This is an action of contract upon an account annexed to recover $402 for keeping a pair of the plaintiff’s horses in an engine house of the defendant, from November 7, 1895, to March 23, 1896, for use on a steam fire engine. The defendant denies any authorized contract of hiring. By the Revised Ordinances of the city, c. 10, § 6, all incidental expenses of the department shall be under the direction of the joint standing committee of the city council on the fire department. By a joint rule of the city council for the years 1895 and 1896, joint standing committees are to keep records of their proceedings, no committee shall act by separate consultation, and no report shall be received unless the subject shall have been considered in committee actually assembled. Finally, by an ordinance of 1895, c. 9, § 7, no joint standing committee shall make any contract exceeding the sum of $100, or expend a sum exceeding said amount on any one piece of work from any appropriation which it has in charge, without previous authority from the city council. The only vote or record of the committee was a vote of June 10, 1896, after the alleged hiring, that the plaintiff’s bill be allowed and paid. • This was reported to the aldermen, but seems never to have got beyond their board. It was admitted in evidence, subject to exception. Testimony was admitted, also subject to exception, that the chairman of the board directed the plaintiff to keep his horses as he did, and that the chief engineer gave similar orders under the chairman’s directions. The judge refused to direct a verdict for the defendant, put to the jury a question whether the committee of 1895 hired the horses, and instructed them that if they answered yes, as they did, they might give the plaintiff a verdict for such compensation as he fairly was entitled to, not exceeding $100. Both parties excepted, the plaintiff claiming the whole amount of his bill, at $3 a day, or at least $200.
To sustain the verdict under the instructions given by the judge the plaintiff must show a contract authorized by the joint standing committee, because that was the only ground on which the jury were allowed to find as they did, and it cannot be assumed that they would have found for the plaintiff on any other. *585Ifc may be questionable whether a vote was necessary to express the assent of the committee in this case, but it is true that if one was necessary in order to make a binding contract, there was none until the alleged hiring was at an end. But the jury reasonably might infer that when the horses were kept on hand, in open sight at the engine house, if the chairman of the committee and the engineer directed them to be kept there it was not without the knowledge of the committee, and that all that was wanting, to make a valid contract, if anything, was not a mutual understanding, but simply the formality of a vote. McNeil v.

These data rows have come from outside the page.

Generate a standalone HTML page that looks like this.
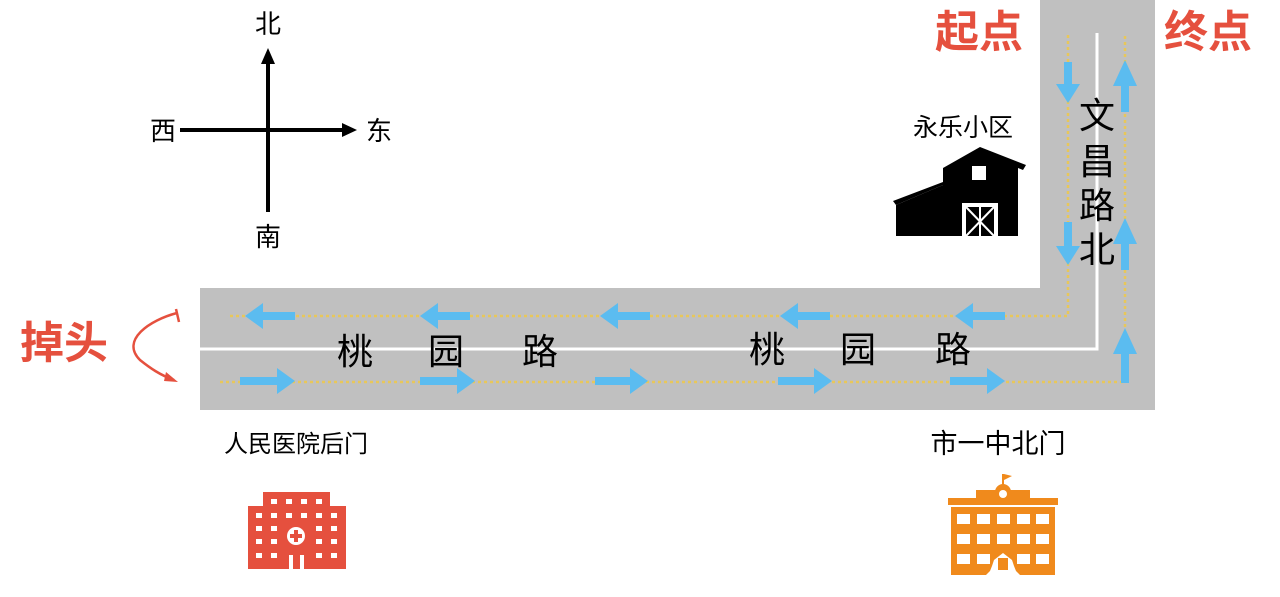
<!DOCTYPE html>
<html><head><meta charset="utf-8"><style>
body{margin:0;background:#fff;}
svg{display:block}
text{font-family:"Liberation Sans","Noto Sans CJK SC",sans-serif;}
</style></head><body>
<svg width="1280" height="597" viewBox="0 0 1280 597" xmlns="http://www.w3.org/2000/svg">
<rect x="200" y="288" width="955" height="122" fill="#c0c0c0"/>
<rect x="1040" y="0" width="115" height="410" fill="#c0c0c0"/>
<polyline points="200,349 1097,349 1097,33" fill="none" stroke="#fff" stroke-width="3"/>
<g fill="none" stroke="#e8c75a" stroke-width="2.5" stroke-dasharray="3,3">
<polyline points="230,316 1068,316 1068,33"/>
<polyline points="220,382 1125,382 1125,33"/>
</g>
<g fill="#5bbcf0">
<polygon points="245,316 263,303 263,312 295,312 295,320 263,320 263,329"/>
<polygon points="420,316 438,303 438,312 470,312 470,320 438,320 438,329"/>
<polygon points="600,316 618,303 618,312 650,312 650,320 618,320 618,329"/>
<polygon points="780,316 798,303 798,312 830,312 830,320 798,320 798,329"/>
<polygon points="955,316 973,303 973,312 1005,312 1005,320 973,320 973,329"/>
<polygon points="295,381 277,368 277,377 240,377 240,385 277,385 277,394"/>
<polygon points="475,381 457,368 457,377 420,377 420,385 457,385 457,394"/>
<polygon points="648,381 630,368 630,377 595,377 595,385 630,385 630,394"/>
<polygon points="832,381 814,368 814,377 778,377 778,385 814,385 814,394"/>
<polygon points="1005,381 987,368 987,377 950,377 950,385 987,385 987,394"/>
<polygon points="1068,103 1056,84 1064,84 1064,62 1072,62 1072,84 1080,84"/>
<polygon points="1068,265 1056,246 1064,246 1064,222 1072,222 1072,246 1080,246"/>
<polygon points="1125,60 1113,86 1121,86 1121,112 1129,112 1129,86 1137,86"/>
<polygon points="1125,218 1113,244 1121,244 1121,270 1129,270 1129,244 1137,244"/>
<polygon points="1125,328 1113,354 1121,354 1121,383 1129,383 1129,354 1137,354"/>
</g>
<g font-size="36" fill="#000" text-anchor="middle">
<text x="355" y="364">桃</text><text x="446" y="364">园</text><text x="540" y="364">路</text>
<text x="767" y="362">桃</text><text x="858" y="362">园</text><text x="953" y="362">路</text>
<text x="1097" y="128">文</text><text x="1097" y="174">昌</text><text x="1097" y="218">路</text><text x="1097" y="262">北</text>
</g>
<g font-size="44" fill="#e5503e" font-weight="bold">
<text x="935" y="47">起点</text>
<text x="1164" y="47">终点</text>
<text x="20" y="358">掉头</text>
</g>
<path d="M177,313 C150,320 120,340 140,360 C150,368 160,375 174,380" fill="none" stroke="#e5503e" stroke-width="2.5"/>
<line x1="176" y1="309" x2="179" y2="322" stroke="#e5503e" stroke-width="2.5"/>
<polygon points="178,382 166,372 164,381" fill="#e5503e"/>
<g stroke="#000" stroke-width="4">
<line x1="268" y1="62" x2="268" y2="212"/>
<line x1="180" y1="130" x2="344" y2="130"/>
</g>
<polygon points="268,48 261,64 275,64" fill="#000"/>
<polygon points="357,130 342,123 342,137" fill="#000"/>
<g font-size="26" fill="#000" text-anchor="middle">
<text x="268" y="33">北</text><text x="268" y="246">南</text>
<text x="163" y="140">西</text><text x="379" y="140">东</text>
</g>
<g fill="#000" text-anchor="middle">
<text x="963" y="136" font-size="25">永乐小区</text>
<text x="296" y="452" font-size="24">人民医院后门</text>
<text x="998" y="453" font-size="27">市一中北门</text>
</g>
<g fill="#000">
<polygon points="943,168 980,147 1026,165 1023,170 1018,168 1018,236 943,236 943,185 896,205 893,201 943,182"/>
<polygon points="943,185 896,205 896,236 943,236"/>
</g>
<rect x="972" y="166" width="14" height="14" fill="#fff"/>
<rect x="962" y="203" width="36" height="33" fill="#fff"/>
<rect x="966" y="207" width="28" height="29" fill="#000"/>
<g stroke="#fff" stroke-width="2"><line x1="966" y1="207" x2="994" y2="236"/><line x1="994" y1="207" x2="966" y2="236"/><line x1="980" y1="207" x2="980" y2="236"/></g>
<g fill="#e5503e">
<rect x="263" y="492" width="67" height="20"/>
<rect x="248" y="506" width="98" height="63"/>
</g>
<g fill="#fff">
<rect x="271" y="499" width="6" height="5"/><rect x="286" y="499" width="6" height="5"/><rect x="301" y="499" width="6" height="5"/><rect x="316" y="499" width="6" height="5"/>
<rect x="256" y="513" width="6" height="5"/><rect x="271" y="513" width="6" height="5"/><rect x="286" y="513" width="6" height="5"/><rect x="301" y="513" width="6" height="5"/><rect x="316" y="513" width="6" height="5"/><rect x="331" y="513" width="6" height="5"/>
<rect x="256" y="526" width="6" height="5"/><rect x="271" y="526" width="6" height="5"/><rect x="316" y="526" width="6" height="5"/><rect x="331" y="526" width="6" height="5"/>
<rect x="256" y="539" width="6" height="5"/><rect x="271" y="539" width="6" height="5"/><rect x="316" y="539" width="6" height="5"/><rect x="331" y="539" width="6" height="5"/>
<rect x="256" y="553" width="6" height="5"/><rect x="271" y="553" width="6" height="5"/><rect x="316" y="553" width="6" height="5"/><rect x="331" y="553" width="6" height="5"/>
<circle cx="296" cy="536" r="9"/><rect x="289" y="555" width="4" height="14"/><rect x="300" y="555" width="4" height="14"/>
</g>
<g fill="#e5503e"><rect x="294" y="530" width="4" height="12"/><rect x="290" y="534" width="12" height="4"/></g>
<g fill="#f08a1c">
<rect x="976" y="490" width="54" height="10"/>
<circle cx="1003" cy="492" r="8"/>
<rect x="1002" y="474" width="2" height="12"/>
<polygon points="1004,474 1012,476 1004,480"/>
<rect x="948" y="498" width="110" height="7"/>
<rect x="951" y="507" width="104" height="68"/>
</g>
<g fill="#fff">
<circle cx="1003" cy="494" r="4"/>
<rect x="957" y="514" width="13" height="10"/><rect x="977" y="514" width="13" height="10"/><rect x="997" y="514" width="13" height="10"/><rect x="1017" y="514" width="13" height="10"/><rect x="1036" y="514" width="13" height="10"/>
<rect x="957" y="534" width="13" height="10"/><rect x="977" y="534" width="13" height="10"/><rect x="997" y="534" width="13" height="10"/><rect x="1017" y="534" width="13" height="10"/><rect x="1036" y="534" width="13" height="10"/>
<rect x="957" y="554" width="13" height="10"/><rect x="977" y="554" width="13" height="10"/><rect x="1017" y="554" width="13" height="10"/><rect x="1036" y="554" width="13" height="10"/>
<polygon points="986,575 990,571 992,566 994,560 1003,553 1012,560 1014,566 1016,571 1020,575"/>
</g>
<rect x="998" y="558" width="10" height="12" fill="#f08a1c"/>
</svg>
</body></html>
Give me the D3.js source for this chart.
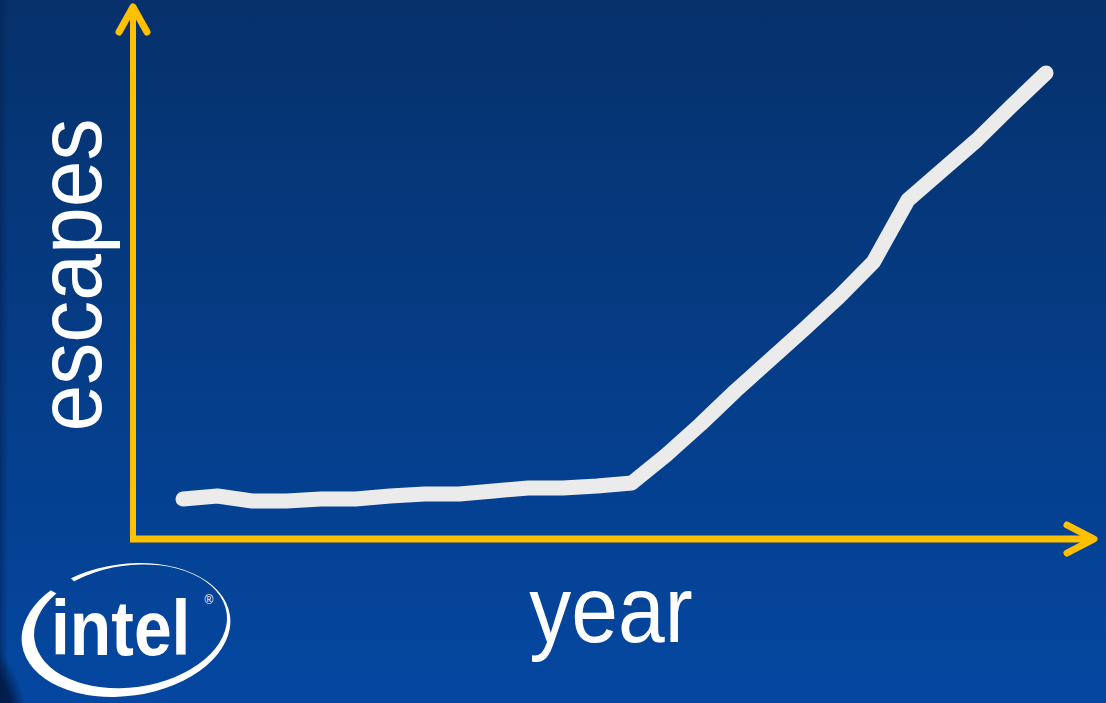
<!DOCTYPE html>
<html>
<head>
<meta charset="utf-8">
<script src="https://cdn.jsdelivr.net/npm/d3@7/dist/d3.min.js"></script>
<style>
html,body{margin:0;padding:0;background:#06336e;}
svg{display:block;}
</style>
</head>
<body>
<svg id="chart" width="1106" height="703"></svg>
<script>
// ---- data (arbitrary units) ----
const years = [1985,1986,1987,1988,1989,1990,1991,1992,1993,1994,1995,1996,1997,
               1998,1999,2000,2001,2002,2003,2004,2005,2006,2007,2008,2009,2010];
const escapes = [8.0,8.6,7.6,7.6,8.0,8.0,8.6,9.0,9.0,9.6,10.2,10.2,10.6,
                 11.2,16.8,23.0,29.6,35.8,42.0,48.4,55.4,67.8,73.8,79.8,86.6,93.2];
const xLabel = "year";
const yLabel = "escapes";

const W = 1106, H = 703;
const svg = d3.select("#chart");
const defs = svg.append("defs");

// background gradient
const bg = defs.append("linearGradient").attr("id","bg").attr("x1",0).attr("y1",0).attr("x2",0).attr("y2",1);
bg.append("stop").attr("offset","0%").attr("stop-color","#06316b");
bg.append("stop").attr("offset","100%").attr("stop-color","#0447a1");
svg.append("rect").attr("width",W).attr("height",H).attr("fill","url(#bg)");
// left edge darker strip
const edge = defs.append("linearGradient").attr("id","edge").attr("x1",0).attr("y1",0).attr("x2",1).attr("y2",0);
edge.append("stop").attr("offset","0%").attr("stop-color","#02214f").attr("stop-opacity",0.55);
edge.append("stop").attr("offset","100%").attr("stop-color","#02214f").attr("stop-opacity",0);
svg.append("rect").attr("x",0).attr("y",0).attr("width",8).attr("height",H).attr("fill","url(#edge)");
// bottom-left corner shadow
const corner = defs.append("radialGradient").attr("id","corner").attr("cx",0.5).attr("cy",0.5).attr("r",0.5);
corner.append("stop").attr("offset","80%").attr("stop-color","#021a45").attr("stop-opacity",0.9);
corner.append("stop").attr("offset","100%").attr("stop-color","#021a45").attr("stop-opacity",0);
svg.append("ellipse").attr("cx",-40).attr("cy",740).attr("rx",70).attr("ry",110).attr("fill","url(#corner)");

// ---- scales ----
const x = d3.scaleLinear().domain([years[0], years[years.length-1]]).range([183, 1046]);
const y = d3.scaleLinear().domain([0, 100]).range([539, 39]);

const axisColor = "#ffc000";
const x0 = 133, yBase = y(0);
const axes = svg.append("g").attr("stroke",axisColor).attr("fill","none").attr("stroke-linecap","round").attr("stroke-linejoin","round");
// vertical axis
axes.append("line").attr("x1",x0).attr("y1",yBase+2).attr("x2",x0).attr("y2",9).attr("stroke-width",6).attr("stroke-linecap","butt");
axes.append("path").attr("d",`M${x0-14},32 L${x0},7 L${x0+14},32`).attr("stroke-width",7);
// horizontal axis
axes.append("line").attr("x1",x0-3).attr("y1",yBase).attr("x2",1092).attr("y2",yBase).attr("stroke-width",7).attr("stroke-linecap","butt");
axes.append("path").attr("d",`M1067,${yBase-14} L1094,${yBase} L1067,${yBase+14}`).attr("stroke-width",7);

// ---- line ----
const line = d3.line().x((d,i)=>x(years[i])).y(d=>y(d));
svg.append("path").datum(escapes).attr("d",line)
  .attr("fill","none").attr("stroke","#ebebeb").attr("stroke-width",15)
  .attr("stroke-linecap","round").attr("stroke-linejoin","round");

// ---- labels ----
svg.append("text").text(xLabel)
  .attr("transform","translate(611,642) scale(1,1.12)")
  .attr("text-anchor","middle").attr("fill","#ffffff")
  .attr("font-family","Liberation Sans, Arial, sans-serif").attr("font-size",84);
svg.append("text").text(yLabel)
  .attr("transform","translate(101,275) rotate(-90) scale(1,1.08)")
  .attr("text-anchor","middle").attr("fill","#ffffff")
  .attr("font-family","Liberation Sans, Arial, sans-serif").attr("font-size",84);

// ---- intel logo ----
const logo = svg.append("g");
const mask = defs.append("mask").attr("id","swooshMask");
mask.append("rect").attr("x",0).attr("y",0).attr("width",W).attr("height",H).attr("fill","#fff");
mask.append("path").attr("d","M126,632 L30,560 L70,560 Z").attr("fill","#000");
function ell(cx,cy,rx,ry){return `M${cx-rx},${cy} a${rx},${ry} 0 1,0 ${2*rx},0 a${rx},${ry} 0 1,0 ${-2*rx},0 Z`;}
logo.append("path")
  .attr("d", ell(126,630,105,66) + ell(131,627,97,61))
  .attr("fill-rule","evenodd").attr("fill","#ffffff")
  .attr("transform","rotate(-8,126,630)")
  .attr("mask","url(#swooshMask)");
logo.append("text").text("intel")
  .attr("transform","translate(51,655) scale(0.87,1)")
  .attr("fill","#ffffff").attr("font-weight","bold")
  .attr("font-family","Liberation Sans, Arial, sans-serif").attr("font-size",78);
logo.append("text").text("®")
  .attr("x",209).attr("y",604).attr("text-anchor","middle")
  .attr("fill","#ffffff").attr("font-family","Liberation Sans, Arial, sans-serif").attr("font-size",12);
</script>
</body>
</html>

Boston Chamber of Commerce, 154 Mass. 277, 285, 286. If so, we do not see why the committee might not ratify the previous actual employment by giving it the only thing it needed, form, and so imparting to it whatever effect the employment would have had if it had been preceded instead of followed by the vote. See Emerson v. Newbury, 13 Pick. 377, 379; McCormick v. Boston, 120 Mass. 499.
If a committee not having authority to spend more than $100 should vote to hire horses at $3 a day, the fact that the use was. allowed to run on for more than thirty-three days would not prevent the owner from recovering $100. For certain purposes, no doubt, the contract would be treated as one. If the use was continuous, the limit of authority could not be avoided by splitting up the time. So, on the other hand, when a mechanic is employed by the day, the employment is regarded as continuous, for the purpose of saving his lien. Batchelder v. Hutchinson, 161 Mass. 462. Savoy v. Dudley, 168 Mass. 538. But the contract is not entire in a technical sense. It does not need argument to show that it was not a contract for one hundred and thirty-four days at the beginning, as either party might have stopped at will. It would be refining in the wrong direction to hold that the contract became entire at the moment when the use of the horses came to an end, so that after that moment it could be ratified and must be upheld as a whole or not at all. See Brackett v. Morse, 23 Vt. 554; McLaughlin v. Hess, 164 Penn. St. 570. We are of opinion that the judge was right in allowing the plaintiff to recover to the extent of $100, and in admitting the evidence which was admitted to make out the plaintiff’s case. We are of opinion that he was equally right in not allowing the *586plaintiff to recover $200, because the letting was divided between two years and so the members of the committee were not the same throughout. It is sufficiently plain that the committee were not authorized to make a bargain of this sort for more than $100. There was but one bargain and one ratification, and the ratification applied to the original dealing and regarded the whole transaction. Exceptions overruled.